Holland's book is a sprawling epic and could be one that the non-Medievalist would find hard to keep straight in their head.  He begins with Henry and Gregory at Canossa but then takes a long sweep through several centuries of background and context before coming back to that climactic confrontation and its implications about 400 dense pages later.  Those who can see what he is doing should be able to follow along, but more casual readers may find themselves wondering about the relevance of lengthy digressions into the trading networks of the Rus Vikings on the Volga or the intricate diplomacy of the Byzantine court.
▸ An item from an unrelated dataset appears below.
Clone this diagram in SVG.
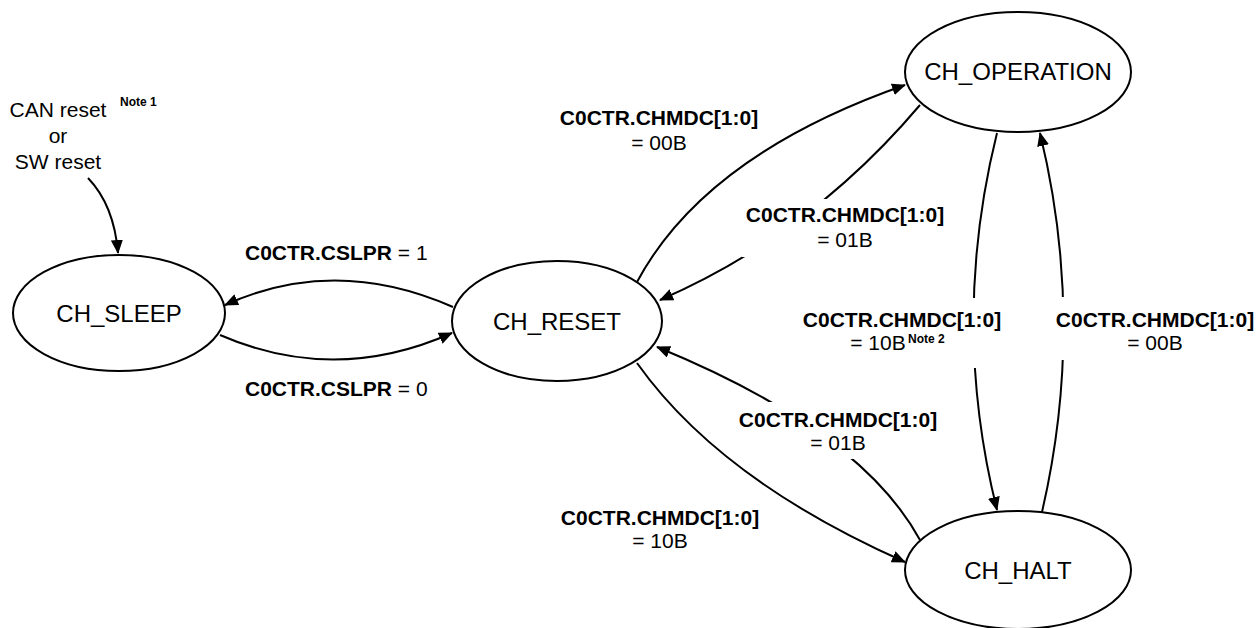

As noted above, the attempt to use the idea of the coming apocalypse as a unifying theme is under-baked in places, though on the whole he does manage to hold the whole thing together.  What makes this book a joy to read is not simply the breadth of scholarship he manages to digest and lay out for the lay reader, but the fact that this novelist does it with a fiction-writer's elegance of phrase.  Otto II does not simply ride south to Italy, his "great force of iron-sheathed loricati ... clattered southwards".  And they do not simply find a land devastated by Saracen sea-raiders but rather "there, as the Saxons watered their horses, they found no vineyards, or villages, or fields, but only desolation - and over it all a stillness like that of a rifled grave.  Terror, in southern Italy, came surest by the sea." (p. 103)

The best popular histories do not simply digest scholarship about the past for the general reader, they make it come vividly to life.  Through the eloquence and elegance of his prose, Holland does that superbly.